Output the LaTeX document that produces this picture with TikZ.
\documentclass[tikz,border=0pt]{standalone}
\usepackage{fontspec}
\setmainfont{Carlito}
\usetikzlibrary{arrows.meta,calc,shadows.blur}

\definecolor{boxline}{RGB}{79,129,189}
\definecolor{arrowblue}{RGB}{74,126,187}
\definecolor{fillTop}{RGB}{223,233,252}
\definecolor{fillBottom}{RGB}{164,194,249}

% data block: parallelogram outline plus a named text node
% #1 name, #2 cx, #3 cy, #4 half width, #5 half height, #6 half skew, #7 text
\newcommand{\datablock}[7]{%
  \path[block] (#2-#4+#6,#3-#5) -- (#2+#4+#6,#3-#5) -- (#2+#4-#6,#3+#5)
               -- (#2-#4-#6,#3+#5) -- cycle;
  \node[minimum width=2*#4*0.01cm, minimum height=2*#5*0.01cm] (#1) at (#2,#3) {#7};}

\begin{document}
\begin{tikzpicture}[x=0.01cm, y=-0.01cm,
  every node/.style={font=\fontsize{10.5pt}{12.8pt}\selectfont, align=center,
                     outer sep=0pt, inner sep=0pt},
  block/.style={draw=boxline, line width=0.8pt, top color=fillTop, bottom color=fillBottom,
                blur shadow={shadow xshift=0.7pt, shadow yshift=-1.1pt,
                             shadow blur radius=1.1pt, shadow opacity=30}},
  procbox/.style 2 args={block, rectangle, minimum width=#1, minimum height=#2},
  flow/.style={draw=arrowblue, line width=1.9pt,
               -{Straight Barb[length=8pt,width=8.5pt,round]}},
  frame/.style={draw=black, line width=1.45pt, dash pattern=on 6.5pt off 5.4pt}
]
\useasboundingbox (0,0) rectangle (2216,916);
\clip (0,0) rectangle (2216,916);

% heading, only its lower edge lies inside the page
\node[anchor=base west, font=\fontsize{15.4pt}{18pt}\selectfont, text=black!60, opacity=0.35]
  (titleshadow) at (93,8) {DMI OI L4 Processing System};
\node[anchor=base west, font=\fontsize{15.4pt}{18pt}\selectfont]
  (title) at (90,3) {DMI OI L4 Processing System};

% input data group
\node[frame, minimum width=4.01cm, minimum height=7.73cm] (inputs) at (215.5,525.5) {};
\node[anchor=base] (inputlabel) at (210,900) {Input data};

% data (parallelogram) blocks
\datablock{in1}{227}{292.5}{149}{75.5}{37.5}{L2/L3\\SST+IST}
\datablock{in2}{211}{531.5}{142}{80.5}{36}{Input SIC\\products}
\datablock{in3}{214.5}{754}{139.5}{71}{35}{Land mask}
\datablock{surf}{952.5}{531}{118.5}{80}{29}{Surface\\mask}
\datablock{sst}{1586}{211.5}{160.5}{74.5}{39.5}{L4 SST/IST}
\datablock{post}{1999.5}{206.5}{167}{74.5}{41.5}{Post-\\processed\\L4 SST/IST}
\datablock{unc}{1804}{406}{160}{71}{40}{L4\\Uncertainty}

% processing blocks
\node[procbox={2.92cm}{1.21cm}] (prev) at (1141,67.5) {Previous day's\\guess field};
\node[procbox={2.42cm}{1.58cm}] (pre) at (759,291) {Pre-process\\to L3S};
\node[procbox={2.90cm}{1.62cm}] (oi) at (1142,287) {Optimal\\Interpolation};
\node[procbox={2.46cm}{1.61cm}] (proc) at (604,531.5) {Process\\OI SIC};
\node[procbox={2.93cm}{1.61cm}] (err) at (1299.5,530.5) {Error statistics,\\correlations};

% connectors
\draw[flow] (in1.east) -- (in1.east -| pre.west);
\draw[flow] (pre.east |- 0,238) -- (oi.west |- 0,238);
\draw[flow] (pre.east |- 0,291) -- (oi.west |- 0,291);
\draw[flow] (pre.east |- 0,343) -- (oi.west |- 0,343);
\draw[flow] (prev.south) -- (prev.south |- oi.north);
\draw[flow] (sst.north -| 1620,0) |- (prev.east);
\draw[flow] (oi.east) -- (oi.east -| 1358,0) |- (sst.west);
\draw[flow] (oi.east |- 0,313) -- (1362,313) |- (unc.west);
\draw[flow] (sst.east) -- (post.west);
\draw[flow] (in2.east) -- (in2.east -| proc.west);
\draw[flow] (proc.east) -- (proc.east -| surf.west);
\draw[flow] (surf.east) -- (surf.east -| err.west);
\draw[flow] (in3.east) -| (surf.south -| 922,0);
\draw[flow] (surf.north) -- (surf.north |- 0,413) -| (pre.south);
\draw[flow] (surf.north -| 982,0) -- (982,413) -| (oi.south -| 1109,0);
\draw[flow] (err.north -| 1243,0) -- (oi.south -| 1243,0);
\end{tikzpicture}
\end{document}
______________________________
--- WHAT THE TASK ASKS ---
Nothing in the data may differ; print all of it exactly as written.

--- FULL RESPONSE ---
Output the LaTeX document that produces this picture with TikZ.
\documentclass[tikz,border=0pt]{standalone}
\usepackage{fontspec}
\setmainfont{Carlito}
\usetikzlibrary{arrows.meta,calc,shadows.blur}

\definecolor{boxline}{RGB}{79,129,189}
\definecolor{arrowblue}{RGB}{74,126,187}
\definecolor{fillTop}{RGB}{223,233,252}
\definecolor{fillBottom}{RGB}{164,194,249}

% data block: parallelogram outline plus a named text node
% #1 name, #2 cx, #3 cy, #4 half width, #5 half height, #6 half skew, #7 text
\newcommand{\datablock}[7]{%
  \path[block] (#2-#4+#6,#3-#5) -- (#2+#4+#6,#3-#5) -- (#2+#4-#6,#3+#5)
               -- (#2-#4-#6,#3+#5) -- cycle;
  \node[minimum width=2*#4*0.01cm, minimum height=2*#5*0.01cm] (#1) at (#2,#3) {#7};}

\begin{document}
\begin{tikzpicture}[x=0.01cm, y=-0.01cm,
  every node/.style={font=\fontsize{10.5pt}{12.8pt}\selectfont, align=center,
                     outer sep=0pt, inner sep=0pt},
  block/.style={draw=boxline, line width=0.8pt, top color=fillTop, bottom color=fillBottom,
                blur shadow={shadow xshift=0.7pt, shadow yshift=-1.1pt,
                             shadow blur radius=1.1pt, shadow opacity=30}},
  procbox/.style 2 args={block, rectangle, minimum width=#1, minimum height=#2},
  flow/.style={draw=arrowblue, line width=1.9pt,
               -{Straight Barb[length=8pt,width=8.5pt,round]}},
  frame/.style={draw=black, line width=1.45pt, dash pattern=on 6.5pt off 5.4pt}
]
\useasboundingbox (0,0) rectangle (2216,916);
\clip (0,0) rectangle (2216,916);

% heading, only its lower edge lies inside the page
\node[anchor=base west, font=\fontsize{15.4pt}{18pt}\selectfont, text=black!60, opacity=0.35]
  (titleshadow) at (93,8) {DMI OI L4 Processing System};
\node[anchor=base west, font=\fontsize{15.4pt}{18pt}\selectfont]
  (title) at (90,3) {DMI OI L4 Processing System};

% input data group
\node[frame, minimum width=4.01cm, minimum height=7.73cm] (inputs) at (215.5,525.5) {};
\node[anchor=base] (inputlabel) at (210,900) {Input data};

% data (parallelogram) blocks
\datablock{in1}{227}{292.5}{149}{75.5}{37.5}{L2/L3\\SST+IST}
\datablock{in2}{211}{531.5}{142}{80.5}{36}{Input SIC\\products}
\datablock{in3}{214.5}{754}{139.5}{71}{35}{Land mask}
\datablock{surf}{952.5}{531}{118.5}{80}{29}{Surface\\mask}
\datablock{sst}{1586}{211.5}{160.5}{74.5}{39.5}{L4 SST/IST}
\datablock{post}{1999.5}{206.5}{167}{74.5}{41.5}{Post-\\processed\\L4 SST/IST}
\datablock{unc}{1804}{406}{160}{71}{40}{L4\\Uncertainty}

% processing blocks
\node[procbox={2.92cm}{1.21cm}] (prev) at (1141,67.5) {Previous day's\\guess field};
\node[procbox={2.42cm}{1.58cm}] (pre) at (759,291) {Pre-process\\to L3S};
\node[procbox={2.90cm}{1.62cm}] (oi) at (1142,287) {Optimal\\Interpolation};
\node[procbox={2.46cm}{1.61cm}] (proc) at (604,531.5) {Process\\OI SIC};
\node[procbox={2.93cm}{1.61cm}] (err) at (1299.5,530.5) {Error statistics,\\correlations};

% connectors
\draw[flow] (in1.east) -- (in1.east -| pre.west);
\draw[flow] (pre.east |- 0,238) -- (oi.west |- 0,238);
\draw[flow] (pre.east |- 0,291) -- (oi.west |- 0,291);
\draw[flow] (pre.east |- 0,343) -- (oi.west |- 0,343);
\draw[flow] (prev.south) -- (prev.south |- oi.north);
\draw[flow] (sst.north -| 1620,0) |- (prev.east);
\draw[flow] (oi.east) -- (oi.east -| 1358,0) |- (sst.west);
\draw[flow] (oi.east |- 0,313) -- (1362,313) |- (unc.west);
\draw[flow] (sst.east) -- (post.west);
\draw[flow] (in2.east) -- (in2.east -| proc.west);
\draw[flow] (proc.east) -- (proc.east -| surf.west);
\draw[flow] (surf.east) -- (surf.east -| err.west);
\draw[flow] (in3.east) -| (surf.south -| 922,0);
\draw[flow] (surf.north) -- (surf.north |- 0,413) -| (pre.south);
\draw[flow] (surf.north -| 982,0) -- (982,413) -| (oi.south -| 1109,0);
\draw[flow] (err.north -| 1243,0) -- (oi.south -| 1243,0);
\end{tikzpicture}
\end{document}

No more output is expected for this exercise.